━━━━━ Available data

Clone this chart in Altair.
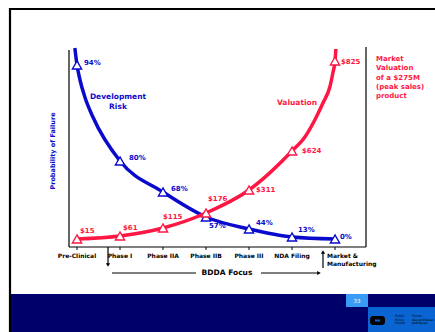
import altair as alt
import pandas as pd

# ---------------- data ----------------
stages = ["Pre-Clinical", "Phase I", "Phase IIA", "Phase IIB", "Phase III",
          "NDA Filing", "Market &\nManufacturing"]
risk_labels = ["94%", "80%", "68%", "57%", "44%", "13%", "0%"]
risk_level = [91, 43, 27.5, 15, 9, 5, 4]          # schematic curve height (0-100)
value_labels = ["$15", "$61", "$115", "$176", "$311", "$624", "$825"]
value_level = [4, 5.5, 9.5, 17, 28.5, 48, 93]     # schematic curve height (0-100)

# extra vertices of the drawn curves (stage index, height)
risk_curve_x = [-0.05, 0.07, 0.19, 0.37]
risk_curve_h = [99.5, 83.5, 74.5, 65]
value_curve_x = [5.30, 5.53, 5.72, 5.88, 5.95, 6.02]
value_curve_h = [55, 63.5, 72, 80, 87, 99]

idx = list(range(len(stages)))
BLUE = "#0A0ACC"
RED = "#FF1744"
FONT = "DejaVu Sans"

pts = pd.DataFrame({"i": idx, "stage": stages,
                    "risk": risk_level, "rlab": risk_labels,
                    "val": value_level, "vlab": value_labels})
risk_line = pd.DataFrame({"i": idx + risk_curve_x, "h": risk_level + risk_curve_h}).sort_values("i")
val_line = pd.DataFrame({"i": idx + value_curve_x, "h": value_level + value_curve_h}).sort_values("i")

X = alt.X("i:Q", scale=alt.Scale(domain=[0, 6], range=[77, 335], nice=False, zero=False), axis=None)
def Y(field):
    return alt.Y(f"{field}:Q", scale=alt.Scale(domain=[0, 100], range=[247, 47], nice=False, zero=False), axis=None)

one = pd.DataFrame({"a": [0]})

def rule(x, x2, y, y2, color="black", w=1.2):
    return alt.Chart(one).mark_rule(color=color, strokeWidth=w).encode(
        x=alt.value(x), x2=alt.value(x2), y=alt.value(y), y2=alt.value(y2))

def rect(x, x2, y, y2, color, r=0):
    return alt.Chart(one).mark_rect(color=color, cornerRadius=r).encode(
        x=alt.value(x), x2=alt.value(x2), y=alt.value(y), y2=alt.value(y2))

def txt(text, x, y, color="black", size=7, weight="bold", align="left", baseline="middle", angle=0, lh=None):
    kw = dict(text=text, color=color, fontSize=size, fontWeight=weight, align=align,
              baseline=baseline, font=FONT, lineBreak="\n")
    if angle:
        kw["angle"] = angle
    if lh:
        kw["lineHeight"] = lh
    return alt.Chart(one).mark_text(**kw).encode(x=alt.value(x), y=alt.value(y))

def head(shape, x, y, size=18):
    return alt.Chart(one).mark_point(shape=shape, filled=True, color="black", size=size, opacity=1).encode(
        x=alt.value(x), y=alt.value(y))

layers = []
# slide frame
layers += [rule(9, 435, 9, 9, w=2.2), rule(10, 10, 8, 332, w=2.2)]
# footer
layers += [rect(11, 435, 294, 332, "#00006A"), rect(346, 368, 294, 307, "#3A9BF5"),
           rect(368, 435, 307, 332, "#0A64D2"),
           txt("33", 357, 300.5, color="white", size=5.5, weight="normal", align="center"),
           rect(370, 385, 316, 325, "black", r=3), rect(375, 380, 319.5, 321.5, "#0A64D2"),
           txt("Public\nPolicy\nForum", 395, 316, size=3.2, weight="normal", baseline="middle", lh=3.6),
           txt("Forum\ndes politiques\npubliques", 412, 316, size=3.2, weight="normal", baseline="middle", lh=3.6)]
# axes frame
layers += [rule(69, 69, 50, 247), rule(366, 366, 47, 247), rule(69, 366, 247, 247)]

base = alt.Chart(pts)
# ticks
layers.append(base.mark_rule(color="black", strokeWidth=1).encode(x=X, y=alt.value(247), y2=alt.value(250)))
# tick labels
layers.append(base.transform_filter("datum.i < 6").mark_text(
    fontSize=6, fontWeight="bold", font=FONT, baseline="top", align="center").encode(
    x=X, y=alt.value(253), text="stage:N"))
layers.append(base.transform_filter("datum.i == 6").mark_text(
    fontSize=6, fontWeight="bold", font=FONT, baseline="top", align="left", dx=-8,
    lineBreak="\n", lineHeight=8).encode(x=X, y=alt.value(253), text="stage:N"))

# curves
layers.append(alt.Chart(risk_line).mark_line(color=BLUE, strokeWidth=3.5, interpolate="monotone").encode(x=X, y=Y("h")))
layers.append(alt.Chart(val_line).mark_line(color=RED, strokeWidth=3.5, interpolate="monotone").encode(x=X, y=Y("h")))

# markers
layers.append(base.mark_point(shape="triangle-up", size=85, fill="white", fillOpacity=1, stroke=BLUE,
                              strokeWidth=1.4, opacity=1).encode(x=X, y=Y("risk")))
layers.append(base.mark_point(shape="triangle-up", size=85, fill="white", fillOpacity=1, stroke=RED,
                              strokeWidth=1.4, opacity=1).encode(x=X, y=Y("val")))

# point labels (offsets are style)
risk_off = [(7, -2), (9, -3), (8, -3), (3, 9), (7, -6), (6, -7), (5, -2)]
val_off = [(3, -8), (3, -8), (0, -11), (2, -14), (7, 0), (10, 0), (6, 1)]
for k in idx:
    dx, dy = risk_off[k]
    layers.append(base.transform_filter(f"datum.i == {k}").mark_text(
        color=BLUE, fontSize=7, fontWeight="bold", font=FONT, align="left", baseline="middle",
        dx=dx, dy=dy).encode(x=X, y=Y("risk"), text="rlab:N"))
    dx, dy = val_off[k]
    layers.append(base.transform_filter(f"datum.i == {k}").mark_text(
        color=RED, fontSize=7, fontWeight="bold", font=FONT, align="left", baseline="middle",
        dx=dx, dy=dy).encode(x=X, y=Y("val"), text="vlab:N"))

# annotations
layers += [txt("Development\nRisk", 118, 97, color=BLUE, size=7.5, align="center", lh=10),
           txt("Valuation", 297, 103, color=RED, size=7.5, align="center"),
           txt("Market\nValuation\nof a $275M\n(peak sales)\nproduct", 376, 59, color=RED, size=7,
               align="left", baseline="middle", lh=9.3),
           txt("Probability of Failure", 53, 151, color=BLUE, size=6.5, align="center", angle=270)]

# BDDA focus arrows
layers += [rule(108, 108, 247, 264), head("triangle-down", 108, 265),
           rule(323, 323, 253, 268), head("triangle-up", 323, 252),
           rule(112, 196, 273, 273), rule(261, 318, 273, 273), head("triangle-right", 319, 273),
           txt("BDDA Focus", 227, 273, size=7.5, align="center")]

chart = alt.layer(*layers).properties(
    width=435, height=332, autosize=alt.AutoSizeParams(type="none"), padding=0,
    background="white"
).configure_view(stroke=None)

chart.save("out.html", embed_options={"renderer": "svg", "actions": False})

━━━━━━━━━━

▶ [Your goal]
Write out each line of the listing above, exactly, from its first line to the line holding "import pandas as pd", inclusive. Skip the pictures.

▶ [Task output]
Clone this chart in Altair.
import altair as alt
import pandas as pd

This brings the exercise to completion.